Your copy of the material below should match it exactly, except that it holds no pictures.
━━━━━ PROVIDED DATA
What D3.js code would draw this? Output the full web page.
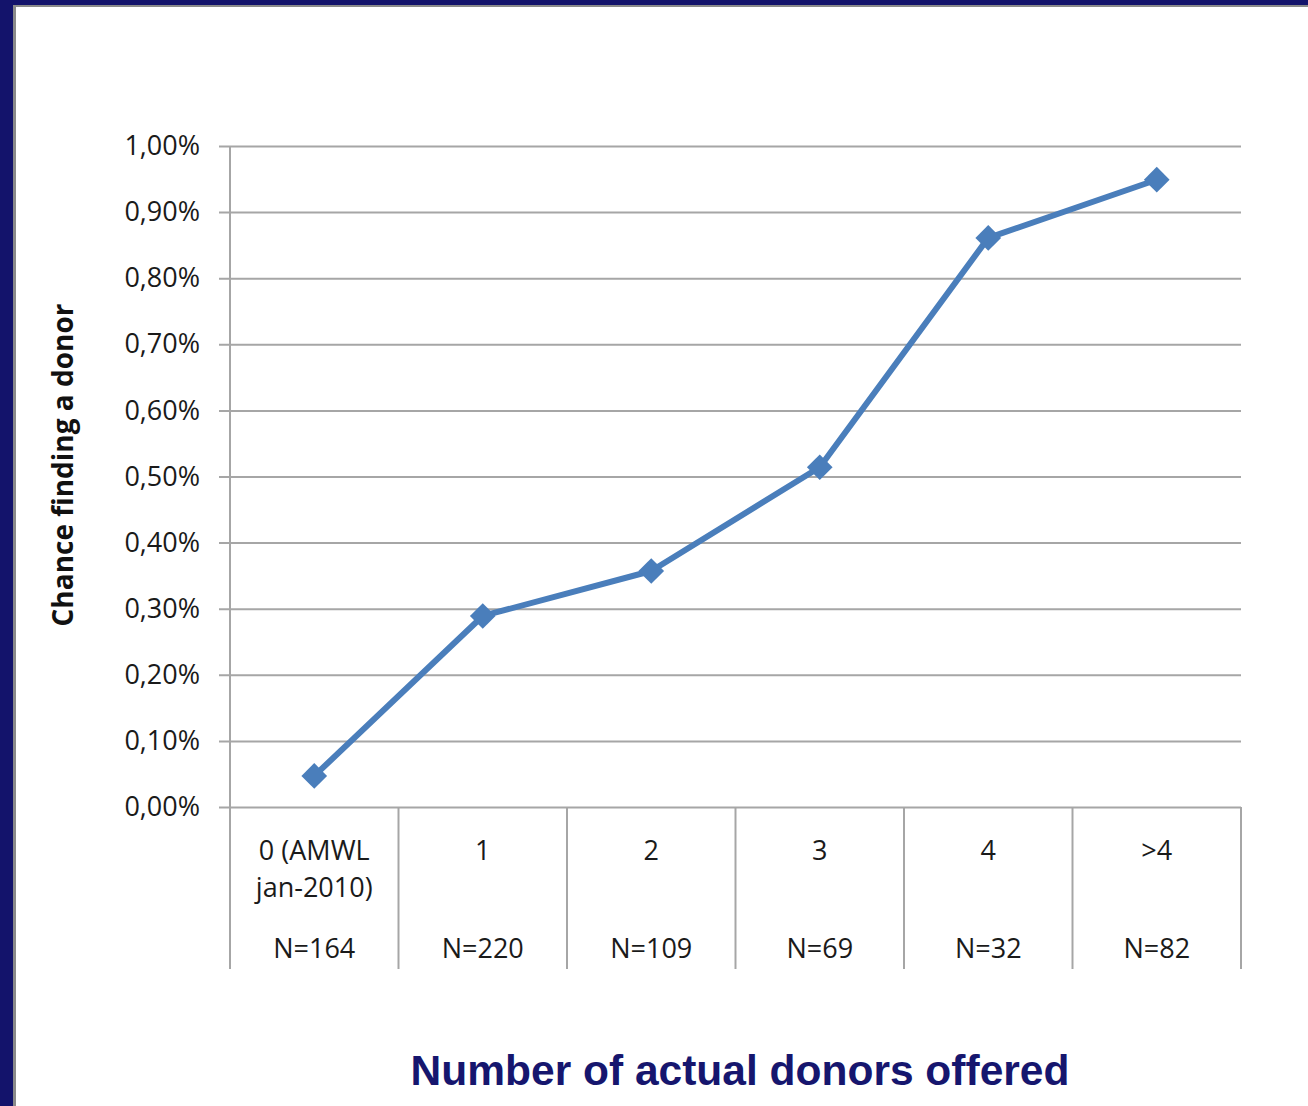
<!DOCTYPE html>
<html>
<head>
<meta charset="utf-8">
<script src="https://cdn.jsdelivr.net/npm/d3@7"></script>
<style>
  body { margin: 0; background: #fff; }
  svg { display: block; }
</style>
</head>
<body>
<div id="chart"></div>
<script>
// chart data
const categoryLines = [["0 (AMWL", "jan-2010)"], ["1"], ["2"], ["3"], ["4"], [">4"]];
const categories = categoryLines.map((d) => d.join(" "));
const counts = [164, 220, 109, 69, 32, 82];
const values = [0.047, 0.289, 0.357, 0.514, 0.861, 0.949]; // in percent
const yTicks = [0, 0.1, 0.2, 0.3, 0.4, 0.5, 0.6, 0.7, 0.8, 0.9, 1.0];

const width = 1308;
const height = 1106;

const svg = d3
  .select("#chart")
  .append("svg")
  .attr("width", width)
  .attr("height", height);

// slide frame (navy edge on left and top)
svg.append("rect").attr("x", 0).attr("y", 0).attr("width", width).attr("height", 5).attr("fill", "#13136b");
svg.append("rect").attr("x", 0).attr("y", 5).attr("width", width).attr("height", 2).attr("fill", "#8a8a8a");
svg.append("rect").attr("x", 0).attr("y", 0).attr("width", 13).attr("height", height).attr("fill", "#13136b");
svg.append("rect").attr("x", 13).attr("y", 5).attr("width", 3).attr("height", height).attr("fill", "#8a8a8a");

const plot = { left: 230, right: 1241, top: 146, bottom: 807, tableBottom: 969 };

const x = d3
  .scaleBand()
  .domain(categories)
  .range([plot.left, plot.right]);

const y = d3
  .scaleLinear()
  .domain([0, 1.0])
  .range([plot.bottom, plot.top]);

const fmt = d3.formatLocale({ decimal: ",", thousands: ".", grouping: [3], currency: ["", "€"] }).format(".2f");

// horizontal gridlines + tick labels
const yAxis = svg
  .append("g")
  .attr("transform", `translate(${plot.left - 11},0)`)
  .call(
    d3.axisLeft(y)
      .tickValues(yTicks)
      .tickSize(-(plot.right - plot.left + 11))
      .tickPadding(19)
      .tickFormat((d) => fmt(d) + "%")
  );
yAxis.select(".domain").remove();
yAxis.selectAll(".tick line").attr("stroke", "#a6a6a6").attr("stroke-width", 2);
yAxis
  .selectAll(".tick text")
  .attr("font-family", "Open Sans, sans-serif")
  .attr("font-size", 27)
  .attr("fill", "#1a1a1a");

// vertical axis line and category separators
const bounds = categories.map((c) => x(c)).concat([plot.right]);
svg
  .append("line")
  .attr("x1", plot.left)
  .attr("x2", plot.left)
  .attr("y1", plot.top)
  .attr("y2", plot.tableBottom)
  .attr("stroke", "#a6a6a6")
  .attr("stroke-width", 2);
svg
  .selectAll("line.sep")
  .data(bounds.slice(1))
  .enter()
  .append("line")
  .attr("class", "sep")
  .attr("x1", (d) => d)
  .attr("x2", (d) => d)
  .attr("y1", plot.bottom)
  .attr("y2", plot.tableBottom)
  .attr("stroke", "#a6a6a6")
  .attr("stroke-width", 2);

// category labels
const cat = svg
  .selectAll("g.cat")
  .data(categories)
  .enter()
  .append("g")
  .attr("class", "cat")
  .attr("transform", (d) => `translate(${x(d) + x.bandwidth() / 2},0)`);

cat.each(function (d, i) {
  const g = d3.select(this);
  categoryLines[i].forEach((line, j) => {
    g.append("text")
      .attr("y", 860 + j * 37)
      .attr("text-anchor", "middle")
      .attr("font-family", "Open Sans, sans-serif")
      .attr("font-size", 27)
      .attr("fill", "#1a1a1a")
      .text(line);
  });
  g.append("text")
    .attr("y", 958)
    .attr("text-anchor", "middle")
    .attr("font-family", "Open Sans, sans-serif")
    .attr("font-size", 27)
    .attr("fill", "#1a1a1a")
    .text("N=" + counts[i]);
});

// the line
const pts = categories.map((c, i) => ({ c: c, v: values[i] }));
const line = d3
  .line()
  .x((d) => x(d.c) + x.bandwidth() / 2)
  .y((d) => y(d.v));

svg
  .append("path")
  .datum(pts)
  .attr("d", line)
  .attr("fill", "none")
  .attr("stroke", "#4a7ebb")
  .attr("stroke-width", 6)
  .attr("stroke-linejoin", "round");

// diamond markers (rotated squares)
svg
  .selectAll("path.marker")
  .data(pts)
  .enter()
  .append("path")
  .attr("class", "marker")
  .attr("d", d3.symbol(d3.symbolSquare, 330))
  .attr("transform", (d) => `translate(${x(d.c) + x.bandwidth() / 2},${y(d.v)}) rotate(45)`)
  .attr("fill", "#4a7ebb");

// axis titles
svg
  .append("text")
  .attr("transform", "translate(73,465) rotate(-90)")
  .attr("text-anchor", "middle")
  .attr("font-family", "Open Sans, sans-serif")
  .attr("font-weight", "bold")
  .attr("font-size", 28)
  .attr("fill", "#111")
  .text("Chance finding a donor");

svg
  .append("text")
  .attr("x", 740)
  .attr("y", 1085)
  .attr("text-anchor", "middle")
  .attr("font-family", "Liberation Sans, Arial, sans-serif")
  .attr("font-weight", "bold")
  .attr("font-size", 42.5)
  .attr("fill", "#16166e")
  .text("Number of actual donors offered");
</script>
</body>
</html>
━━━━━━━━━━
*TASK RESPONSE*
What D3.js code would draw this? Output the full web page.
<!DOCTYPE html>
<html>
<head>
<meta charset="utf-8">
<script src="https://cdn.jsdelivr.net/npm/d3@7"></script>
<style>
  body { margin: 0; background: #fff; }
  svg { display: block; }
</style>
</head>
<body>
<div id="chart"></div>
<script>
// chart data
const categoryLines = [["0 (AMWL", "jan-2010)"], ["1"], ["2"], ["3"], ["4"], [">4"]];
const categories = categoryLines.map((d) => d.join(" "));
const counts = [164, 220, 109, 69, 32, 82];
const values = [0.047, 0.289, 0.357, 0.514, 0.861, 0.949]; // in percent
const yTicks = [0, 0.1, 0.2, 0.3, 0.4, 0.5, 0.6, 0.7, 0.8, 0.9, 1.0];

const width = 1308;
const height = 1106;

const svg = d3
  .select("#chart")
  .append("svg")
  .attr("width", width)
  .attr("height", height);

// slide frame (navy edge on left and top)
svg.append("rect").attr("x", 0).attr("y", 0).attr("width", width).attr("height", 5).attr("fill", "#13136b");
svg.append("rect").attr("x", 0).attr("y", 5).attr("width", width).attr("height", 2).attr("fill", "#8a8a8a");
svg.append("rect").attr("x", 0).attr("y", 0).attr("width", 13).attr("height", height).attr("fill", "#13136b");
svg.append("rect").attr("x", 13).attr("y", 5).attr("width", 3).attr("height", height).attr("fill", "#8a8a8a");

const plot = { left: 230, right: 1241, top: 146, bottom: 807, tableBottom: 969 };

const x = d3
  .scaleBand()
  .domain(categories)
  .range([plot.left, plot.right]);

const y = d3
  .scaleLinear()
  .domain([0, 1.0])
  .range([plot.bottom, plot.top]);

const fmt = d3.formatLocale({ decimal: ",", thousands: ".", grouping: [3], currency: ["", "€"] }).format(".2f");

// horizontal gridlines + tick labels
const yAxis = svg
  .append("g")
  .attr("transform", `translate(${plot.left - 11},0)`)
  .call(
    d3.axisLeft(y)
      .tickValues(yTicks)
      .tickSize(-(plot.right - plot.left + 11))
      .tickPadding(19)
      .tickFormat((d) => fmt(d) + "%")
  );
yAxis.select(".domain").remove();
yAxis.selectAll(".tick line").attr("stroke", "#a6a6a6").attr("stroke-width", 2);
yAxis
  .selectAll(".tick text")
  .attr("font-family", "Open Sans, sans-serif")
  .attr("font-size", 27)
  .attr("fill", "#1a1a1a");

// vertical axis line and category separators
const bounds = categories.map((c) => x(c)).concat([plot.right]);
svg
  .append("line")
  .attr("x1", plot.left)
  .attr("x2", plot.left)
  .attr("y1", plot.top)
  .attr("y2", plot.tableBottom)
  .attr("stroke", "#a6a6a6")
  .attr("stroke-width", 2);
svg
  .selectAll("line.sep")
  .data(bounds.slice(1))
  .enter()
  .append("line")
  .attr("class", "sep")
  .attr("x1", (d) => d)
  .attr("x2", (d) => d)
  .attr("y1", plot.bottom)
  .attr("y2", plot.tableBottom)
  .attr("stroke", "#a6a6a6")
  .attr("stroke-width", 2);

// category labels
const cat = svg
  .selectAll("g.cat")
  .data(categories)
  .enter()
  .append("g")
  .attr("class", "cat")
  .attr("transform", (d) => `translate(${x(d) + x.bandwidth() / 2},0)`);

cat.each(function (d, i) {
  const g = d3.select(this);
  categoryLines[i].forEach((line, j) => {
    g.append("text")
      .attr("y", 860 + j * 37)
      .attr("text-anchor", "middle")
      .attr("font-family", "Open Sans, sans-serif")
      .attr("font-size", 27)
      .attr("fill", "#1a1a1a")
      .text(line);
  });
  g.append("text")
    .attr("y", 958)
    .attr("text-anchor", "middle")
    .attr("font-family", "Open Sans, sans-serif")
    .attr("font-size", 27)
    .attr("fill", "#1a1a1a")
    .text("N=" + counts[i]);
});

// the line
const pts = categories.map((c, i) => ({ c: c, v: values[i] }));
const line = d3
  .line()
  .x((d) => x(d.c) + x.bandwidth() / 2)
  .y((d) => y(d.v));

svg
  .append("path")
  .datum(pts)
  .attr("d", line)
  .attr("fill", "none")
  .attr("stroke", "#4a7ebb")
  .attr("stroke-width", 6)
  .attr("stroke-linejoin", "round");

// diamond markers (rotated squares)
svg
  .selectAll("path.marker")
  .data(pts)
  .enter()
  .append("path")
  .attr("class", "marker")
  .attr("d", d3.symbol(d3.symbolSquare, 330))
  .attr("transform", (d) => `translate(${x(d.c) + x.bandwidth() / 2},${y(d.v)}) rotate(45)`)
  .attr("fill", "#4a7ebb");

// axis titles
svg
  .append("text")
  .attr("transform", "translate(73,465) rotate(-90)")
  .attr("text-anchor", "middle")
  .attr("font-family", "Open Sans, sans-serif")
  .attr("font-weight", "bold")
  .attr("font-size", 28)
  .attr("fill", "#111")
  .text("Chance finding a donor");

svg
  .append("text")
  .attr("x", 740)
  .attr("y", 1085)
  .attr("text-anchor", "middle")
  .attr("font-family", "Liberation Sans, Arial, sans-serif")
  .attr("font-weight", "bold")
  .attr("font-size", 42.5)
  .attr("fill", "#16166e")
  .text("Number of actual donors offered");
</script>
</body>
</html>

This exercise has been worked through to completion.